Na primavera de 2022, um lote de móveis antigos chegou a uma galeria de arte em Magyarpolány, no interior da Hungria. Era mais uma entre tantas aquisições da Cogito Art, negócio familiar dedicado à compra, restauração e revenda de antiguidades. Entre armários e objetos esquecidos pelo tempo, havia também um violino — gasto, com acabamento irregular e aparentemente sem grande valor. Mas o que parecia ser apenas um item secundário logo se revelou, recentemente, uma descoberta histórica: dentro do corpo da peça, escondida sob o tampo, havia uma pequena nota escrita a mão, datada de 1941: “Instrumento de teste, feito em condições difíceis, sem ferramentas e materiais. K.L. Dachau. Ano 1941. Franciszek Kempa”.
O bilhete, assinado por um prisioneiro judeu do campo de concentração de Dachau, na Alemanha, trazia não só a origem do instrumento como também um raro testemunho material da vida possível ante o horror. O autor da frase era um luthier polonês que recorreu ao ofício para sobreviver — e deixou, sem saber, um legado de resistência talhado em madeira.

Kempa sobreviveu à guerra. Após a libertação do campo nas proximidades de Berlim, em abril de 1945, ele retornou à Polônia e seguiu trabalhando como artesão de instrumentos até sua morte, em 1953. O violino, no entanto, tomou outro caminho: ninguém sabe ao certo como atravessou fronteiras. Guardado por décadas, escapou da destruição e do esquecimento até cair nas mãos dos antiquários húngaros, que trataram de olhá-lo com mais cuidado e alguma emoção. O casal que cuida do antiquário magiar batizou a joia de “violino da esperança”, por óbvios motivos. A má qualidade da madeira e dos encaixes contrastava com a evidente precisão do acabamento. Foi essa dissonância que os levou a desmontar o conjunto em busca de mais informações, para responder ao enigma: de onde viera? Nesse processo, foi encontrado o lindo bilhete escondido, lembrança de um tempo que não pode voltar.

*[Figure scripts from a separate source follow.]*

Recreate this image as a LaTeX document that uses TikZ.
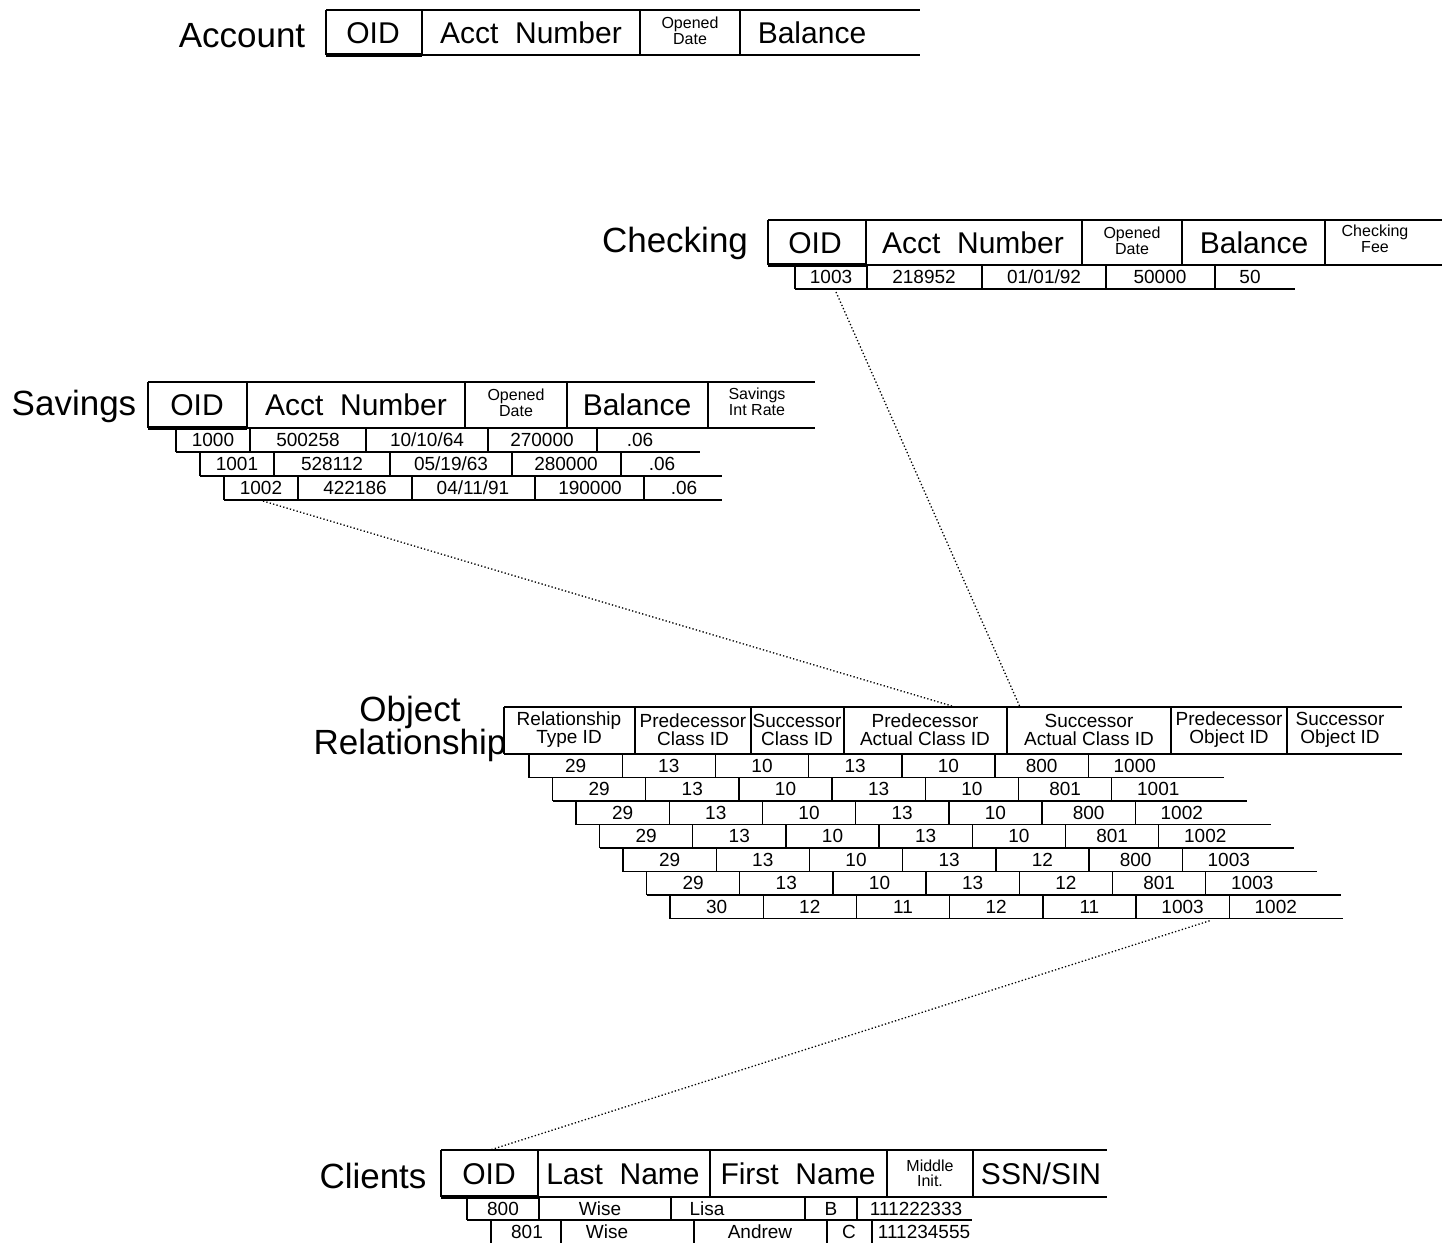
\documentclass[tikz,border=0pt]{standalone}
\usepackage{fontspec}
\setmainfont{Liberation Sans}
\usetikzlibrary{calc}
\tikzset{
  tl/.style={line width=1.4pt},
  hb/.style={line width=2.8pt},
  oidb/.style={line width=3.6pt},
  ttl/.style={font=\fontsize{35}{32}\selectfont, inner sep=0pt, align=center},
  hd/.style={font=\fontsize{30}{30}\selectfont, inner sep=0pt},
  sm/.style={font=\fontsize{16}{15.5}\selectfont, inner sep=0pt, align=center},
  orh/.style={font=\fontsize{19}{18}\selectfont, inner sep=0pt, align=center},
  dat/.style={font=\fontsize{19}{19}\selectfont, inner sep=0pt},
  link/.style={line width=1.3pt, dash pattern=on 1.3pt off 2.2pt}
}
\begin{document}
\begin{tikzpicture}[x=1pt,y=-1pt]
\useasboundingbox (0,0) rectangle (1442,1243);
\fill[white] (0,0) rectangle (1442,1243);

% ---------------- Account ----------------
\node[ttl] (acc) at (242,36) {Account};
\draw[tl] (326,10) -- (920,10);
\draw[hb] (326,55) -- (920,55);
\draw[oidb] (326,55) -- (422,55);
\foreach \x in {326,422,640,740} \draw[tl] (\x,10) -- (\x,55);
\node[hd] (acc-1) at (373,33) {OID};
\node[hd] (acc-2) at (531,33) {Acct~ Number};
\node[sm] (acc-3) at (690,31) {Opened\\Date};
\node[hd] (acc-4) at (812,33) {Balance};

% ---------------- Checking ----------------
\node[ttl] (chk) at (675,243) {Checking};
\draw[tl] (768,220) -- (1442,220);
\draw[hb] (768,265) -- (1442,265);
\draw[oidb] (768,265) -- (866,265);
\foreach \x in {768,866,1082,1182,1325} \draw[tl] (\x,220) -- (\x,265);
\node[hd] (chkh-1) at (815,243) {OID};
\node[hd] (chkh-2) at (973,243) {Acct~ Number};
\node[sm] (chkh-3) at (1132,241) {Opened\\Date};
\node[hd] (chkh-4) at (1254,243) {Balance};
\node[sm] (chkh-5) at (1375,239) {Checking\\Fee};
% row
\draw[tl] (795,289) -- (1295,289);
\foreach \x in {795,867,982,1106,1215} \draw[tl] (\x,265) -- (\x,289);
\node[dat] (chk-1) at (831,277) {1003};
\node[dat] (chk-2) at (924,277) {218952};
\node[dat] (chk-3) at (1044,277) {01/01/92};
\node[dat] (chk-4) at (1160,277) {50000};
\node[dat] (chk-5) at (1250,277) {50};

% ---------------- Savings ----------------
\node[ttl] (sav) at (74,406) {Savings};
\draw[tl] (148,382) -- (815,382);
\draw[hb] (148,428) -- (815,428);
\draw[oidb] (148,428) -- (247,428);
\foreach \x in {148,247,465,567,708} \draw[tl] (\x,382) -- (\x,428);
\node[hd] (savh-1) at (197,405) {OID};
\node[hd] (savh-2) at (356,405) {Acct~ Number};
\node[sm] (savh-3) at (516,403) {Opened\\Date};
\node[hd] (savh-4) at (637,405) {Balance};
\node[sm] (savh-5) at (757,402) {Savings\\Int Rate};
% row 1
\draw[tl] (176,452) -- (700,452);
\foreach \x in {176,250,366,488,597} \draw[tl] (\x,428) -- (\x,452);
\node[dat] (sav1-1) at (213,440) {1000};
\node[dat] (sav1-2) at (308,440) {500258};
\node[dat] (sav1-3) at (427,440) {10/10/64};
\node[dat] (sav1-4) at (542,440) {270000};
\node[dat] (sav1-5) at (640,440) {.06};
% row 2
\draw[tl] (200,476) -- (722,476);
\foreach \x in {200,274,390,512,621} \draw[tl] (\x,452) -- (\x,476);
\node[dat] (sav2-1) at (237,464) {1001};
\node[dat] (sav2-2) at (332,464) {528112};
\node[dat] (sav2-3) at (451,464) {05/19/63};
\node[dat] (sav2-4) at (566,464) {280000};
\node[dat] (sav2-5) at (662,464) {.06};
% row 3
\draw[tl] (224,500) -- (722,500);
\foreach \x in {224,298,412,535,644} \draw[tl] (\x,476) -- (\x,500);
\node[dat] (sav3-1) at (261,488) {1002};
\node[dat] (sav3-2) at (355,488) {422186};
\node[dat] (sav3-3) at (473,488) {04/11/91};
\node[dat] (sav3-4) at (590,488) {190000};
\node[dat] (sav3-5) at (684,488) {.06};

% ---------------- Object Relationship ----------------
\node[ttl] (orl) at (410,729) {Object\\Relationship};
\draw[tl] (504,707) -- (1402,707);
\draw[hb] (504,754) -- (1402,754);
\foreach \x in {504,635,751,844,1007,1171,1287} \draw[tl] (\x,707) -- (\x,754);
\node[orh] (orh-1) at (569,730) {Relationship\\Type ID};
\node[orh] (orh-2) at (693,730) {Predecessor\\Class ID};
\node[orh] (orh-3) at (797,730) {Successor\\Class ID};
\node[orh] (orh-4) at (925,730) {Predecessor\\Actual Class ID};
\node[orh] (orh-5) at (1089,730) {Successor\\Actual Class ID};
\node[orh] (orh-6) at (1229,730) {Predecessor\\Object ID};
\node[orh] (orh-7) at (1340,730) {Successor\\Object ID};
\foreach \r/\vals/\e in {
  1/{29,13,10,13,10,800,1000}/1224,
  2/{29,13,10,13,10,801,1001}/1247,
  3/{29,13,10,13,10,800,1002}/1271,
  4/{29,13,10,13,10,801,1002}/1294,
  5/{29,13,10,13,12,800,1003}/1317,
  6/{29,13,10,13,12,801,1003}/1341,
  7/{30,12,11,12,11,1003,1002}/1343} {
  \pgfmathsetmacro\L{529+23.5*(\r-1)}
  \pgfmathsetmacro\T{754+23.5*(\r-1)}
  \pgfmathsetmacro\B{\T+23.5}
  \draw[tl] (\L,\B) -- (\e,\B);
  \foreach \v [count=\c] in \vals {
    \pgfmathsetmacro\xa{\L+93.2*(\c-1)}
    \draw[tl] (\xa,\T) -- (\xa,\B);
    \node[dat] (or-\r-\c) at ({\xa+46.6},{(\T+\B)/2}) {\v};
  }
}

% ---------------- Clients ----------------
\node[ttl] (cli) at (373,1176) {Clients};
\draw[tl] (441,1150) -- (1107,1150);
\draw[hb] (441,1197) -- (1107,1197);
\draw[oidb] (441,1197) -- (538,1197);
\foreach \x in {441,538,710,887,973} \draw[tl] (\x,1150) -- (\x,1197);
\node[hd] (clih-1) at (489,1174) {OID};
\node[hd] (clih-2) at (623,1174) {Last~ Name};
\node[hd] (clih-3) at (798,1174) {First~ Name};
\node[sm] (clih-4) at (930,1173) {Middle\\Init.};
\node[hd] (clih-5) at (1041,1174) {SSN/SIN};
% row 1
\draw[tl] (467,1220) -- (972,1220);
\foreach \x in {467,539,671,805,857} \draw[tl] (\x,1197) -- (\x,1220);
\node[dat] (cli1-1) at (503,1209) {800};
\node[dat] (cli1-2) at (600,1209) {Wise};
\node[dat] (cli1-3) at (707,1209) {Lisa};
\node[dat] (cli1-4) at (831,1209) {B};
\node[dat] (cli1-5) at (916,1209) {111222333};
% row 2
\foreach \x in {491,561,694,827,872} \draw[tl] (\x,1220) -- (\x,1243);
\node[dat] (cli2-1) at (527,1232) {801};
\node[dat] (cli2-2) at (607,1232) {Wise};
\node[dat] (cli2-3) at (760,1232) {Andrew};
\node[dat] (cli2-4) at (849,1232) {C};
\node[dat] (cli2-5) at (924,1232) {111234555};

% ---------------- links ----------------
\draw[link] ($(chk-1)+(5,15)$) -- ($(orh-5)+(-69,-23)$);
\draw[link] ($(sav3-1)+(2,13)$) -- ($(orh-4)+(27,-24)$);
\draw[link] ($(or-7-6)+(27,14)$) -- ($(clih-1)+(1,-24)$);
\end{tikzpicture}
\end{document}
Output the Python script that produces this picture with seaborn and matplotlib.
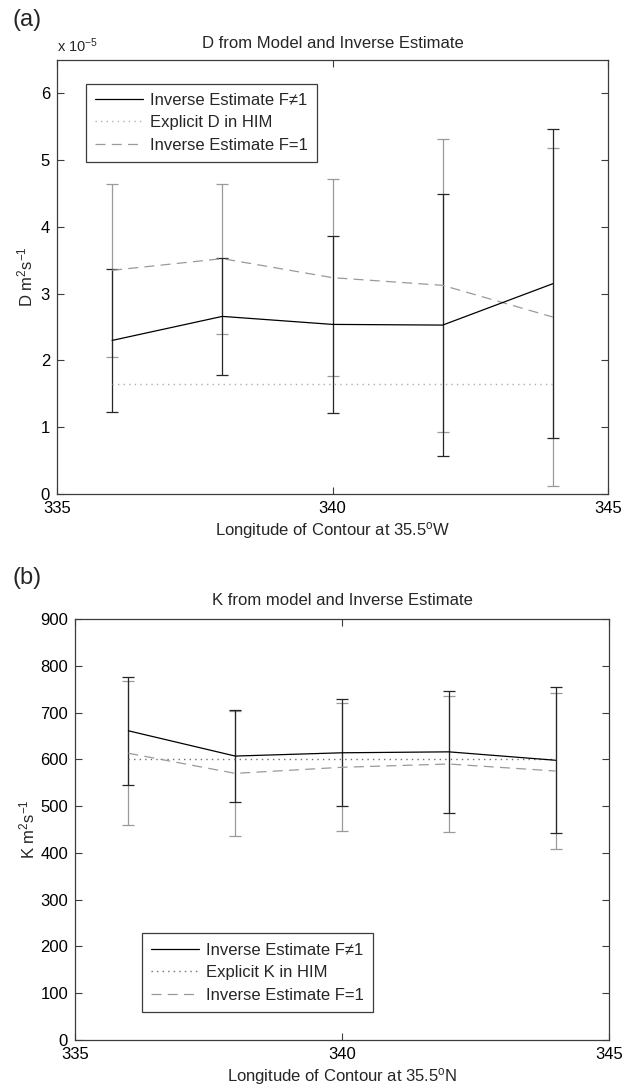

Embora os nazistas tenham incentivado apresentações musicais nos campos — muitas vezes para fins de propaganda, como se houvesse alguma normalidade —, todos os instrumentos até então conhecidos haviam sido levados de fora para dentro pelos próprios prisioneiros, tendo sido confeccionados para além dos muros da vergonha. O violino feito por Kempa é um dos poucos construídos dentro de um campo de concentração. “As pessoas faziam de tudo para manter a música viva em suas vidas, até mesmo nos campos de concentração”, disse a VEJA o luthier israelense Avshi Weinstein, do projeto Violins of Hope, que restaura instrumentos ligados ao Holocausto. Ele diz conhecer apenas outro caso semelhante: “Ouvi relatos sobre luthiers trabalhando em campos, mas são raríssimos”.

O projeto que Avshi mantém com o pai, Amnon Weinstein, presta um serviço à memória judaica, em particular, e para toda a humanidade. Os instrumentos usados pelos nazistas para humilhar e controlar judeus são hoje símbolos de resistência. A proposta do projeto é inverter o uso que os nazistas faziam da música nos campos de concentração, transformando os violinos em testemunhos de resiliência e sobrevivência.
É bonita trajetória. A ligação entre a tradição judaica e os instrumentos de corda é profunda. Violinos, violas e cellos marcaram durante séculos a vida comunitária de judeus na Europa Central e Oriental. No início do século XX, era comum que músicos buscassem violinos com estrelas de Davi incrustadas, que os ajudavam a conquistar a aprovação de rabinos e a render aplausos demorados nos casamentos e, quem sabe, alguns contratos. As cordas a ressoar não entregavam apenas diversão — eram parte da estrutura social e espiritual das comunidades.
O destino final do violino de Dachau ainda não foi definido. Mas o que ele carrega, de mãos dadas com sua fragilidade, é irreversível. Em meio à barbárie, alguém se agarrou ao que sabia fazer, e com isso deixou um registro de dignidade, perseverança e arte. Mesmo onde tudo parecia ruir, fez-se arte.